Work to do:
Return only the lines from the top of the data down to the one that holds "const title = '2022';", both included, without any pictures.

(Records with drawing code)
-- -- --
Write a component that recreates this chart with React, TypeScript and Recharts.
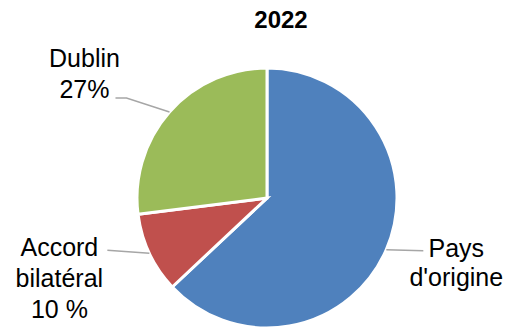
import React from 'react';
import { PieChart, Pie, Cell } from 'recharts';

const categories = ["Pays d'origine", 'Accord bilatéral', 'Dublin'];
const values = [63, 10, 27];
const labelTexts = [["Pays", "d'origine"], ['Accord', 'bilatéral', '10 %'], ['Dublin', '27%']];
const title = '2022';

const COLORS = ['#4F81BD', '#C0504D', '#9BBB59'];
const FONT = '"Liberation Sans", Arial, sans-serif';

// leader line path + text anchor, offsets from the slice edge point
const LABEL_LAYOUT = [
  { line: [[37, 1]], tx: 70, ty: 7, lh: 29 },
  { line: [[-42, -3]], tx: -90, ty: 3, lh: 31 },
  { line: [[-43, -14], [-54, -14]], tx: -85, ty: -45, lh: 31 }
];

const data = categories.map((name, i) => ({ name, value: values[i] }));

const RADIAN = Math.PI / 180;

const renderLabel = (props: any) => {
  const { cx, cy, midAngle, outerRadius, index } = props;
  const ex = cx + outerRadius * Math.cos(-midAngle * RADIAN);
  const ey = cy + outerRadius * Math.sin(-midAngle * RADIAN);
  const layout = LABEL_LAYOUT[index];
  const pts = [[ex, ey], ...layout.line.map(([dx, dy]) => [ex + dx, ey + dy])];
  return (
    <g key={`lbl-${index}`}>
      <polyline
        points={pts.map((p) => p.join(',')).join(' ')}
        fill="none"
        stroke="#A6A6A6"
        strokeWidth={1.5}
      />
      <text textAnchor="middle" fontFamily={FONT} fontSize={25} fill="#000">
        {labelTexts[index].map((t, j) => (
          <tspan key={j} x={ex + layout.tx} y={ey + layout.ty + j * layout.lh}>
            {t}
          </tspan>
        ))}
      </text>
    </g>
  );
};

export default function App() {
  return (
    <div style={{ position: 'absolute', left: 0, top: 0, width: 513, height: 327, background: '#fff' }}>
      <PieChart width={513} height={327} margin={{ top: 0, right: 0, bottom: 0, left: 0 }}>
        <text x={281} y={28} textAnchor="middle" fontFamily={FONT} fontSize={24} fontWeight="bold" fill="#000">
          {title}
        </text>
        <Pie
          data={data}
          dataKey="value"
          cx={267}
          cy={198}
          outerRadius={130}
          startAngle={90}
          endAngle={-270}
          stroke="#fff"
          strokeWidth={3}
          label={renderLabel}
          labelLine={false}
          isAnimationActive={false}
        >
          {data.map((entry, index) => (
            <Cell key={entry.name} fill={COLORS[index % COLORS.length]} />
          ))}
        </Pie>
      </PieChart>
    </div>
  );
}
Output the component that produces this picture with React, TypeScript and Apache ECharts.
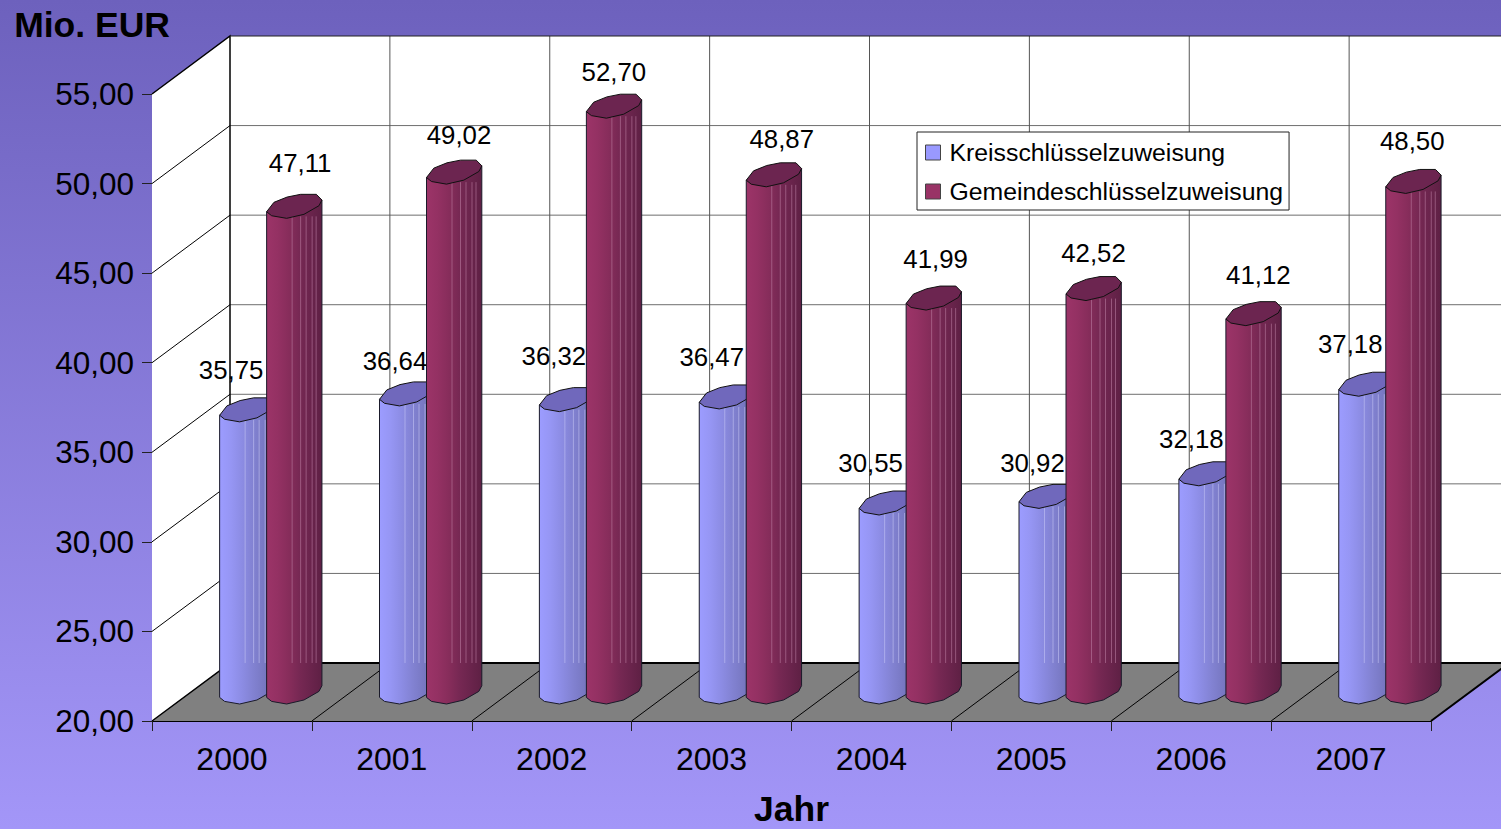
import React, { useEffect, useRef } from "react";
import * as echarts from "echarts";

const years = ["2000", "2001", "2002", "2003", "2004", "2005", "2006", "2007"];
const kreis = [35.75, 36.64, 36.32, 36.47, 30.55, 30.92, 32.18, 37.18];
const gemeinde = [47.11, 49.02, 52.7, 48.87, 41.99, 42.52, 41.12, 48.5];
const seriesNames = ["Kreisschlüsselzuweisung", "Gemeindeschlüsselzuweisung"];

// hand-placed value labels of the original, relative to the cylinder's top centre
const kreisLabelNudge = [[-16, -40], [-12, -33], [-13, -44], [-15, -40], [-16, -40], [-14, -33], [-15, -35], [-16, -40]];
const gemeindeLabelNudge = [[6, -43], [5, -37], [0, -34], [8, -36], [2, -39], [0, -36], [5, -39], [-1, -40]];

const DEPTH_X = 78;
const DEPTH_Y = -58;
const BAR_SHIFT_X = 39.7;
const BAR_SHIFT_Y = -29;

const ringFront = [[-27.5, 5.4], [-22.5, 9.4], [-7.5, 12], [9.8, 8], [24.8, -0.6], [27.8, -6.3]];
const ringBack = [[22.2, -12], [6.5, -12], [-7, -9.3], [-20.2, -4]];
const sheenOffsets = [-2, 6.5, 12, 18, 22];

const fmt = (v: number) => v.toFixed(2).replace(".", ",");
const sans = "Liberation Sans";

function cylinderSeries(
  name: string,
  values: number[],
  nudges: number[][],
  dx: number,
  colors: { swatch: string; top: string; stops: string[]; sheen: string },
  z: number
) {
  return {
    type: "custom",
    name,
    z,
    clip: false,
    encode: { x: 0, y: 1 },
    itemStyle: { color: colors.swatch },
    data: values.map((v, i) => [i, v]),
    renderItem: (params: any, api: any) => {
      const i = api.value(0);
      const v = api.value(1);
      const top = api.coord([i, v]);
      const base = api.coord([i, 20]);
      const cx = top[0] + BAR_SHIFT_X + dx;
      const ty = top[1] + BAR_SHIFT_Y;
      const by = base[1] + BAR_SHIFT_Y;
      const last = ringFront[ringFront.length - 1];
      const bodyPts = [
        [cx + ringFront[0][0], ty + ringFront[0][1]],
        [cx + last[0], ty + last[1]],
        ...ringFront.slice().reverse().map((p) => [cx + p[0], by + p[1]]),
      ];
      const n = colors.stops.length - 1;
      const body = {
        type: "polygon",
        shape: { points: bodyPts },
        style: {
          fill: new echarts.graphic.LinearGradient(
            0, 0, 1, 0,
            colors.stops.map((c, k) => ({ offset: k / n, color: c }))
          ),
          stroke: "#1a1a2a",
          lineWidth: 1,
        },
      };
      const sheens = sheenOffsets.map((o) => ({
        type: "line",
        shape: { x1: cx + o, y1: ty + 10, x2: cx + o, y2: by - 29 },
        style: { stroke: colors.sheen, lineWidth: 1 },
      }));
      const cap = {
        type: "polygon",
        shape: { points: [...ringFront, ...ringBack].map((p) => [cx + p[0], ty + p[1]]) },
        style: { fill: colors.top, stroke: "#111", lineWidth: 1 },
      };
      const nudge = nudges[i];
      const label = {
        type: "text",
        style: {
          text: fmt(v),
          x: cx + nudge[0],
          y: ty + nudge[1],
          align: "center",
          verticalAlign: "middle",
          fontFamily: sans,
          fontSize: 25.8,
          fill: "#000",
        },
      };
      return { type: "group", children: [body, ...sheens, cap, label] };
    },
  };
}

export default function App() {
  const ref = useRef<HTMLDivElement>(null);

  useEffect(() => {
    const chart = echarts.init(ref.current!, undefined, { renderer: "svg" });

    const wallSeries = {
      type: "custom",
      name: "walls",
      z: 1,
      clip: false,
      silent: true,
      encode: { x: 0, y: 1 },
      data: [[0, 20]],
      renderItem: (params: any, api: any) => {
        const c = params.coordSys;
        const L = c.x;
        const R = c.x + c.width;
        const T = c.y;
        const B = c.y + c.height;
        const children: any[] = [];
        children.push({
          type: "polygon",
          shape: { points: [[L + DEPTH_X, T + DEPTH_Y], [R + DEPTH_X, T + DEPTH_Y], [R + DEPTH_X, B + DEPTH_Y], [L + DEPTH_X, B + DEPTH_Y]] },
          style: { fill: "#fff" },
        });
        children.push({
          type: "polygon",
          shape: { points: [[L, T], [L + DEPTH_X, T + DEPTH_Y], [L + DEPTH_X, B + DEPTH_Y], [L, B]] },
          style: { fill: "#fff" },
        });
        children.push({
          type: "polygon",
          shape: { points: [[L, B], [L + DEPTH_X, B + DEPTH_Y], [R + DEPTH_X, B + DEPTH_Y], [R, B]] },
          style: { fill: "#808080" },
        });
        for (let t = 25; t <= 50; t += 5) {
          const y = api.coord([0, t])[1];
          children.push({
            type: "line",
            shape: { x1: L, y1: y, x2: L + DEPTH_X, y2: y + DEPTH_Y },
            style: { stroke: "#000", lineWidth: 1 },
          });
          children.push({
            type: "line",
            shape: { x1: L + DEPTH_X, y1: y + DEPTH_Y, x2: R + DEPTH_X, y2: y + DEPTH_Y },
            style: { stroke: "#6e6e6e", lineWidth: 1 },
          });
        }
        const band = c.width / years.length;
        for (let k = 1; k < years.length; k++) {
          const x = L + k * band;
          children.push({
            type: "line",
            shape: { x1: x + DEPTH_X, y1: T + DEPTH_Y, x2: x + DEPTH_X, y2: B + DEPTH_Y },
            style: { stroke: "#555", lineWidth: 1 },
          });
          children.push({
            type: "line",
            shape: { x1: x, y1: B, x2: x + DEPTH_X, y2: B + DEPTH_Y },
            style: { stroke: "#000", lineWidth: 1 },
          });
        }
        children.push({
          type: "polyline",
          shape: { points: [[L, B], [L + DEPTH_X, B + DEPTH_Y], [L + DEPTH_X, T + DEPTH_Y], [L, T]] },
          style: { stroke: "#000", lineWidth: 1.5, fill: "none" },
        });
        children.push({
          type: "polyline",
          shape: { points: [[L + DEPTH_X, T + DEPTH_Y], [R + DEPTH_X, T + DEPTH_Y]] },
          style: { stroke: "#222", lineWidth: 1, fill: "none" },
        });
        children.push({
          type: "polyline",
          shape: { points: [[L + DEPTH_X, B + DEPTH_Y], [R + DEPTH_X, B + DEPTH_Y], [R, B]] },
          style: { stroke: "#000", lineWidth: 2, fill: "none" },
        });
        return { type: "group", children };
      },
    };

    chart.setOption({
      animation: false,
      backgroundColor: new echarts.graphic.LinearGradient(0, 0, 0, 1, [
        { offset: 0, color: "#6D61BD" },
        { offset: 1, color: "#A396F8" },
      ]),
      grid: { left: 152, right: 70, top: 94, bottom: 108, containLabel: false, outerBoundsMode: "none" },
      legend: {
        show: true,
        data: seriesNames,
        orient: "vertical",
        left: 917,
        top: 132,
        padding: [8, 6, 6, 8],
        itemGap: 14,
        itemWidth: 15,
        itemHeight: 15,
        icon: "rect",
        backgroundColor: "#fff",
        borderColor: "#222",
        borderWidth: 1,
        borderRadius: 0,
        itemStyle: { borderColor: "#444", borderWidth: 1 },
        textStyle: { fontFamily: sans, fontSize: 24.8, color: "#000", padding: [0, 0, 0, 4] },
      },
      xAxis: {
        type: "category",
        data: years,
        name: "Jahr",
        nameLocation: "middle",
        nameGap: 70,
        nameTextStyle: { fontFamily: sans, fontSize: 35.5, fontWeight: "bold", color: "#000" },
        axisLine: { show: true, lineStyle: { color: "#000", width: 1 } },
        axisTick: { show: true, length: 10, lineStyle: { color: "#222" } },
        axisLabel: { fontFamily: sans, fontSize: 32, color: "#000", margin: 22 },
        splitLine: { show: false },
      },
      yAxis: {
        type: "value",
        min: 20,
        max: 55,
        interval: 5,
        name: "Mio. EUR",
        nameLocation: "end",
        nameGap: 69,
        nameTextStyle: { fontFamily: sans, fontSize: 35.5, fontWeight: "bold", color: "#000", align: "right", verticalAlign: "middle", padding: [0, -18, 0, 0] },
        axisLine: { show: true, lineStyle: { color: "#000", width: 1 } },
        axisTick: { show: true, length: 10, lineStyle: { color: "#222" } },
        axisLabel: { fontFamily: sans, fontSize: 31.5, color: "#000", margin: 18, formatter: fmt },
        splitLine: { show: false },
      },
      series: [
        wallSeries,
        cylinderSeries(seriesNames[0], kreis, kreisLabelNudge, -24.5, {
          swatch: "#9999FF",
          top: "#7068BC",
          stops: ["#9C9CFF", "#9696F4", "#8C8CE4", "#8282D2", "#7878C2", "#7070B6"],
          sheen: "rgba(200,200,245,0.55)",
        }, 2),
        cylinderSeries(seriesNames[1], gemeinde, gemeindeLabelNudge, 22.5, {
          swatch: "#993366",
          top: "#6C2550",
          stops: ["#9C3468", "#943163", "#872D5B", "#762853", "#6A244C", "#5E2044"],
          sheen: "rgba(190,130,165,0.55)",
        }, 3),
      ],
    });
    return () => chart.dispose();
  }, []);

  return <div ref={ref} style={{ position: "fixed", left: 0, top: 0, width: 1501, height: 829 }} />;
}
-- -- --
Response:
Write a component that recreates this chart with React, TypeScript and Recharts.
import React from 'react';
import { PieChart, Pie, Cell } from 'recharts';

const categories = ["Pays d'origine", 'Accord bilatéral', 'Dublin'];
const values = [63, 10, 27];
const labelTexts = [["Pays", "d'origine"], ['Accord', 'bilatéral', '10 %'], ['Dublin', '27%']];
const title = '2022';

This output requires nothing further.